▶ _Given request_: Set down all of the data that follows word for word, without the images.

▶ _Recorded information_:
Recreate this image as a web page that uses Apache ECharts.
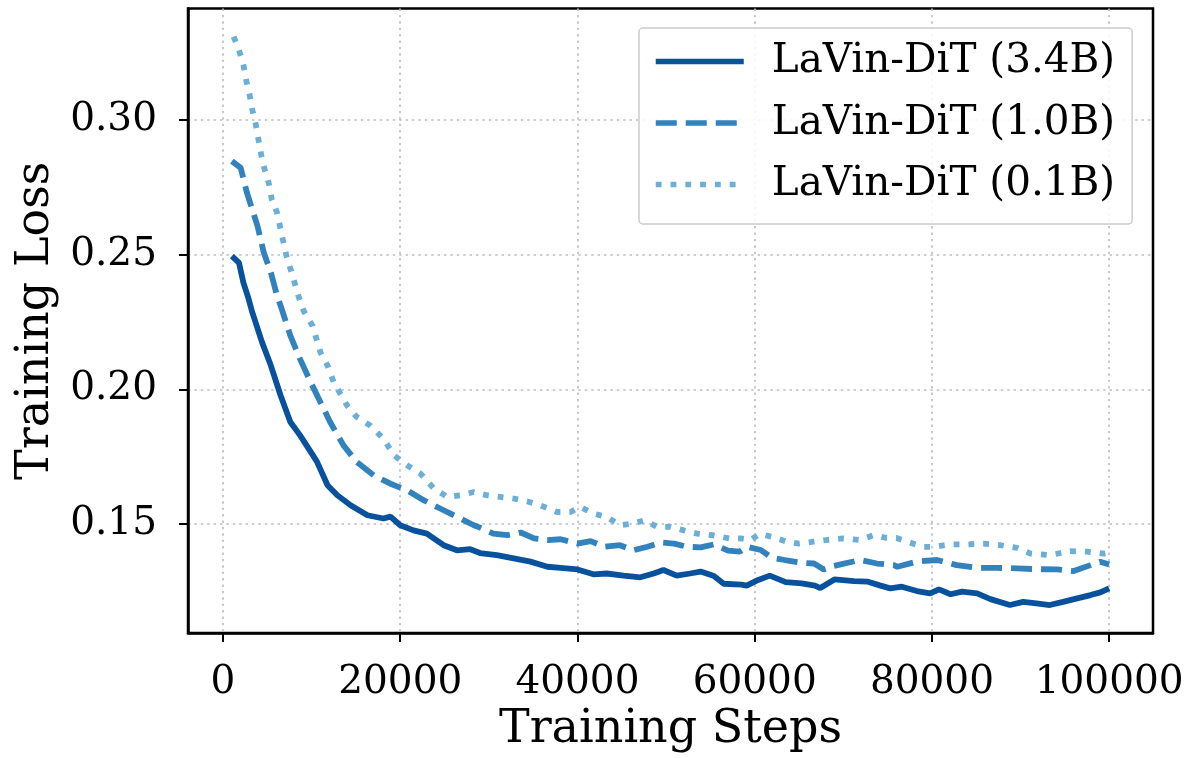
<!DOCTYPE html>
<html>
<head>
<meta charset="utf-8">
<script src="https://cdn.jsdelivr.net/npm/echarts@6/dist/echarts.min.js"></script>
<style>
html,body{margin:0;padding:0;background:#fff;}
#chart{width:1195px;height:758px;}
</style>
</head>
<body>
<div id="chart"></div>
<script>
// ---- data ----
const seriesNames = ['LaVin-DiT (3.4B)', 'LaVin-DiT (1.0B)', 'LaVin-DiT (0.1B)'];
const xTicks = [0, 20000, 40000, 60000, 80000, 100000];
const yTicks = [0.15, 0.20, 0.25, 0.30];

const steps34 = [1000,1800,2300,2900,3300,4400,5400,6500,7600,8700,9900,10600,11800,12900,14400,16300,18100,18900,20000,21500,23000,24900,26400,27900,29000,30900,32800,34700,36600,38100,40000,41800,43300,45200,47100,48600,49700,51200,52700,53900,55400,56500,58500,59100,60400,61700,63500,65300,66800,67400,69000,71200,72700,74200,75300,76600,78300,79800,80800,82100,83400,85100,86600,88800,90300,91800,93300,94800,96400,97900,99000,100000];
const loss34 = [0.2494,0.2470,0.2396,0.2334,0.2286,0.2175,0.2088,0.1977,0.1879,0.1829,0.1768,0.1732,0.1644,0.1607,0.1570,0.1533,0.1521,0.1528,0.1496,0.1477,0.1465,0.1422,0.1403,0.1407,0.1393,0.1385,0.1373,0.1361,0.1342,0.1338,0.1332,0.1314,0.1317,0.1309,0.1303,0.1317,0.1330,0.1309,0.1317,0.1324,0.1308,0.1279,0.1276,0.1272,0.1293,0.1309,0.1285,0.1280,0.1272,0.1263,0.1295,0.1289,0.1287,0.1272,0.1262,0.1268,0.1252,0.1243,0.1258,0.1240,0.1250,0.1243,0.1222,0.1200,0.1212,0.1206,0.1200,0.1212,0.1225,0.1237,0.1247,0.1262];

const steps10 = [1000,2000,2700,3900,4600,5400,6100,6500,7600,8700,9900,11000,12100,13600,15100,17000,18900,20800,22700,24500,26400,28300,29000,30500,32100,33600,35100,36600,38100,40000,41500,43000,44800,46300,47900,49400,50900,52400,53900,55400,57000,58300,59100,60700,61900,63400,65500,66700,67800,68900,71900,73800,75700,76100,78300,80600,82800,85100,87300,89600,91800,94100,96000,97900,99000,100000];
const loss10 = [0.2846,0.2821,0.2729,0.2605,0.2507,0.2433,0.2347,0.2310,0.2199,0.2112,0.2026,0.1952,0.1878,0.1792,0.1730,0.1681,0.1650,0.1625,0.1588,0.1558,0.1527,0.1496,0.1487,0.1465,0.1459,0.1469,0.1447,0.1441,0.1444,0.1428,0.1437,0.1416,0.1422,0.1403,0.1416,0.1432,0.1428,0.1416,0.1414,0.1425,0.1402,0.1398,0.1416,0.1404,0.1376,0.1367,0.1356,0.1354,0.1332,0.1345,0.1367,0.1354,0.1348,0.1342,0.1361,0.1367,0.1348,0.1338,0.1338,0.1336,0.1333,0.1332,0.1326,0.1348,0.1361,0.1350];

const steps01 = [1200,1800,2300,2600,3000,3300,3700,4000,4300,4700,5200,5500,6100,6500,7200,7800,8500,9100,10100,11000,11800,12500,14000,15100,16600,18100,19300,20800,22300,23800,25300,26800,28300,29800,31300,32800,34300,35800,37700,39200,40300,41800,43300,44800,46300,47500,49000,50500,52000,53500,55200,57200,58400,59500,60600,62100,63600,65000,66600,68300,70000,71900,73400,74900,76000,77200,79000,80200,82100,83900,85800,87700,89600,91100,93300,95600,97500,99400,100000];
const loss01 = [0.3308,0.3259,0.3203,0.3148,0.3092,0.3037,0.2982,0.2926,0.2871,0.2815,0.2760,0.2704,0.2655,0.2593,0.2489,0.2427,0.2347,0.2291,0.2236,0.2137,0.2088,0.2026,0.1940,0.1897,0.1866,0.1817,0.1755,0.1718,0.1687,0.1632,0.1601,0.1607,0.1619,0.1607,0.1601,0.1595,0.1585,0.1570,0.1545,0.1545,0.1564,0.1539,0.1527,0.1496,0.1502,0.1514,0.1490,0.1490,0.1477,0.1465,0.1459,0.1447,0.1447,0.1441,0.1464,0.1452,0.1435,0.1428,0.1435,0.1442,0.1447,0.1441,0.1459,0.1449,0.1449,0.1435,0.1416,0.1416,0.1425,0.1425,0.1428,0.1422,0.1412,0.1391,0.1385,0.1400,0.1398,0.1391,0.1395];

// ---- styles ----
const colors = ['#08519c', '#3182bd', '#6baed6'];
const dashes = ['solid', [21, 9], [5.8, 9]];
const FONT = 'DejaVu Serif';

function pairs(xs, ys) { return xs.map((x, i) => [x, ys[i]]); }
const dataSets = [pairs(steps34, loss34), pairs(steps10, loss10), pairs(steps01, loss01)];

const gridLine = { show: true, lineStyle: { color: '#bdbdbd', width: 1.6, type: [2.4, 4] } };

const chart = echarts.init(document.getElementById('chart'), null, { renderer: 'canvas' });
chart.setOption({
  animation: false,
  backgroundColor: '#ffffff',
  grid: { left: 188, right: 42, top: 8.5, bottom: 123, show: true, borderColor: '#000', borderWidth: 2.5, backgroundColor: 'transparent', containLabel: false },
  xAxis: {
    type: 'value', min: -3950, max: 104950,
    name: 'Training Steps', nameLocation: 'middle', nameGap: 68,
    nameTextStyle: { fontFamily: FONT, fontSize: 46, color: '#000' },
    axisLine: { show: true, onZero: false, lineStyle: { color: '#000', width: 2.5 } },
    axisTick: { show: true, inside: false, length: 9, lineStyle: { color: '#000', width: 2 }, customValues: xTicks },
    axisLabel: { show: true, margin: 30, fontFamily: FONT, fontSize: 39, color: '#000', customValues: xTicks, formatter: v => String(v) },
    splitLine: gridLine
  },
  yAxis: {
    type: 'value', min: 0.1096, max: 0.3412,
    name: 'Training Loss', nameLocation: 'middle', nameGap: 125,
    nameTextStyle: { fontFamily: FONT, fontSize: 46, color: '#000' },
    axisLine: { show: true, onZero: false, lineStyle: { color: '#000', width: 2.5 } },
    axisTick: { show: true, inside: false, length: 9, lineStyle: { color: '#000', width: 2 }, customValues: yTicks },
    axisLabel: { show: true, margin: 31, fontFamily: FONT, fontSize: 39, color: '#000', customValues: yTicks, formatter: v => v.toFixed(2) },
    splitLine: gridLine
  },
  legend: {
    orient: 'vertical', left: 639, top: 28,
    padding: [13, 17, 19, 14],
    itemWidth: 88, itemHeight: 20, itemGap: 20.5,
    backgroundColor: 'rgba(255,255,255,0.85)', borderColor: '#cccccc', borderWidth: 1.5, borderRadius: 4,
    itemStyle: { opacity: 0, borderWidth: 0 },
    lineStyle: { width: 5.5 },
    textStyle: { fontFamily: FONT, fontSize: 40.5, color: '#000', lineHeight: 40, padding: [0, 0, 0, 23] },
    data: seriesNames
  },
  series: seriesNames.map((name, i) => ({
    name: name, type: 'line', data: dataSets[i], symbol: 'none', showSymbol: false,
    smooth: false, z: 3 + i,
    lineStyle: { color: colors[i], width: 5.8, type: dashes[i], cap: 'butt' },
    itemStyle: { color: colors[i] }
  }))
});
</script>
</body>
</html>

▶ _Reply to the task_:
Recreate this image as a web page that uses Apache ECharts.
<!DOCTYPE html>
<html>
<head>
<meta charset="utf-8">
<script src="https://cdn.jsdelivr.net/npm/echarts@6/dist/echarts.min.js"></script>
<style>
html,body{margin:0;padding:0;background:#fff;}
#chart{width:1195px;height:758px;}
</style>
</head>
<body>
<div id="chart"></div>
<script>
// ---- data ----
const seriesNames = ['LaVin-DiT (3.4B)', 'LaVin-DiT (1.0B)', 'LaVin-DiT (0.1B)'];
const xTicks = [0, 20000, 40000, 60000, 80000, 100000];
const yTicks = [0.15, 0.20, 0.25, 0.30];

const steps34 = [1000,1800,2300,2900,3300,4400,5400,6500,7600,8700,9900,10600,11800,12900,14400,16300,18100,18900,20000,21500,23000,24900,26400,27900,29000,30900,32800,34700,36600,38100,40000,41800,43300,45200,47100,48600,49700,51200,52700,53900,55400,56500,58500,59100,60400,61700,63500,65300,66800,67400,69000,71200,72700,74200,75300,76600,78300,79800,80800,82100,83400,85100,86600,88800,90300,91800,93300,94800,96400,97900,99000,100000];
const loss34 = [0.2494,0.2470,0.2396,0.2334,0.2286,0.2175,0.2088,0.1977,0.1879,0.1829,0.1768,0.1732,0.1644,0.1607,0.1570,0.1533,0.1521,0.1528,0.1496,0.1477,0.1465,0.1422,0.1403,0.1407,0.1393,0.1385,0.1373,0.1361,0.1342,0.1338,0.1332,0.1314,0.1317,0.1309,0.1303,0.1317,0.1330,0.1309,0.1317,0.1324,0.1308,0.1279,0.1276,0.1272,0.1293,0.1309,0.1285,0.1280,0.1272,0.1263,0.1295,0.1289,0.1287,0.1272,0.1262,0.1268,0.1252,0.1243,0.1258,0.1240,0.1250,0.1243,0.1222,0.1200,0.1212,0.1206,0.1200,0.1212,0.1225,0.1237,0.1247,0.1262];

const steps10 = [1000,2000,2700,3900,4600,5400,6100,6500,7600,8700,9900,11000,12100,13600,15100,17000,18900,20800,22700,24500,26400,28300,29000,30500,32100,33600,35100,36600,38100,40000,41500,43000,44800,46300,47900,49400,50900,52400,53900,55400,57000,58300,59100,60700,61900,63400,65500,66700,67800,68900,71900,73800,75700,76100,78300,80600,82800,85100,87300,89600,91800,94100,96000,97900,99000,100000];
const loss10 = [0.2846,0.2821,0.2729,0.2605,0.2507,0.2433,0.2347,0.2310,0.2199,0.2112,0.2026,0.1952,0.1878,0.1792,0.1730,0.1681,0.1650,0.1625,0.1588,0.1558,0.1527,0.1496,0.1487,0.1465,0.1459,0.1469,0.1447,0.1441,0.1444,0.1428,0.1437,0.1416,0.1422,0.1403,0.1416,0.1432,0.1428,0.1416,0.1414,0.1425,0.1402,0.1398,0.1416,0.1404,0.1376,0.1367,0.1356,0.1354,0.1332,0.1345,0.1367,0.1354,0.1348,0.1342,0.1361,0.1367,0.1348,0.1338,0.1338,0.1336,0.1333,0.1332,0.1326,0.1348,0.1361,0.1350];

const steps01 = [1200,1800,2300,2600,3000,3300,3700,4000,4300,4700,5200,5500,6100,6500,7200,7800,8500,9100,10100,11000,11800,12500,14000,15100,16600,18100,19300,20800,22300,23800,25300,26800,28300,29800,31300,32800,34300,35800,37700,39200,40300,41800,43300,44800,46300,47500,49000,50500,52000,53500,55200,57200,58400,59500,60600,62100,63600,65000,66600,68300,70000,71900,73400,74900,76000,77200,79000,80200,82100,83900,85800,87700,89600,91100,93300,95600,97500,99400,100000];
const loss01 = [0.3308,0.3259,0.3203,0.3148,0.3092,0.3037,0.2982,0.2926,0.2871,0.2815,0.2760,0.2704,0.2655,0.2593,0.2489,0.2427,0.2347,0.2291,0.2236,0.2137,0.2088,0.2026,0.1940,0.1897,0.1866,0.1817,0.1755,0.1718,0.1687,0.1632,0.1601,0.1607,0.1619,0.1607,0.1601,0.1595,0.1585,0.1570,0.1545,0.1545,0.1564,0.1539,0.1527,0.1496,0.1502,0.1514,0.1490,0.1490,0.1477,0.1465,0.1459,0.1447,0.1447,0.1441,0.1464,0.1452,0.1435,0.1428,0.1435,0.1442,0.1447,0.1441,0.1459,0.1449,0.1449,0.1435,0.1416,0.1416,0.1425,0.1425,0.1428,0.1422,0.1412,0.1391,0.1385,0.1400,0.1398,0.1391,0.1395];

// ---- styles ----
const colors = ['#08519c', '#3182bd', '#6baed6'];
const dashes = ['solid', [21, 9], [5.8, 9]];
const FONT = 'DejaVu Serif';

function pairs(xs, ys) { return xs.map((x, i) => [x, ys[i]]); }
const dataSets = [pairs(steps34, loss34), pairs(steps10, loss10), pairs(steps01, loss01)];

const gridLine = { show: true, lineStyle: { color: '#bdbdbd', width: 1.6, type: [2.4, 4] } };

const chart = echarts.init(document.getElementById('chart'), null, { renderer: 'canvas' });
chart.setOption({
  animation: false,
  backgroundColor: '#ffffff',
  grid: { left: 188, right: 42, top: 8.5, bottom: 123, show: true, borderColor: '#000', borderWidth: 2.5, backgroundColor: 'transparent', containLabel: false },
  xAxis: {
    type: 'value', min: -3950, max: 104950,
    name: 'Training Steps', nameLocation: 'middle', nameGap: 68,
    nameTextStyle: { fontFamily: FONT, fontSize: 46, color: '#000' },
    axisLine: { show: true, onZero: false, lineStyle: { color: '#000', width: 2.5 } },
    axisTick: { show: true, inside: false, length: 9, lineStyle: { color: '#000', width: 2 }, customValues: xTicks },
    axisLabel: { show: true, margin: 30, fontFamily: FONT, fontSize: 39, color: '#000', customValues: xTicks, formatter: v => String(v) },
    splitLine: gridLine
  },
  yAxis: {
    type: 'value', min: 0.1096, max: 0.3412,
    name: 'Training Loss', nameLocation: 'middle', nameGap: 125,
    nameTextStyle: { fontFamily: FONT, fontSize: 46, color: '#000' },
    axisLine: { show: true, onZero: false, lineStyle: { color: '#000', width: 2.5 } },
    axisTick: { show: true, inside: false, length: 9, lineStyle: { color: '#000', width: 2 }, customValues: yTicks },
    axisLabel: { show: true, margin: 31, fontFamily: FONT, fontSize: 39, color: '#000', customValues: yTicks, formatter: v => v.toFixed(2) },
    splitLine: gridLine
  },
  legend: {
    orient: 'vertical', left: 639, top: 28,
    padding: [13, 17, 19, 14],
    itemWidth: 88, itemHeight: 20, itemGap: 20.5,
    backgroundColor: 'rgba(255,255,255,0.85)', borderColor: '#cccccc', borderWidth: 1.5, borderRadius: 4,
    itemStyle: { opacity: 0, borderWidth: 0 },
    lineStyle: { width: 5.5 },
    textStyle: { fontFamily: FONT, fontSize: 40.5, color: '#000', lineHeight: 40, padding: [0, 0, 0, 23] },
    data: seriesNames
  },
  series: seriesNames.map((name, i) => ({
    name: name, type: 'line', data: dataSets[i], symbol: 'none', showSymbol: false,
    smooth: false, z: 3 + i,
    lineStyle: { color: colors[i], width: 5.8, type: dashes[i], cap: 'butt' },
    itemStyle: { color: colors[i] }
  }))
});
</script>
</body>
</html>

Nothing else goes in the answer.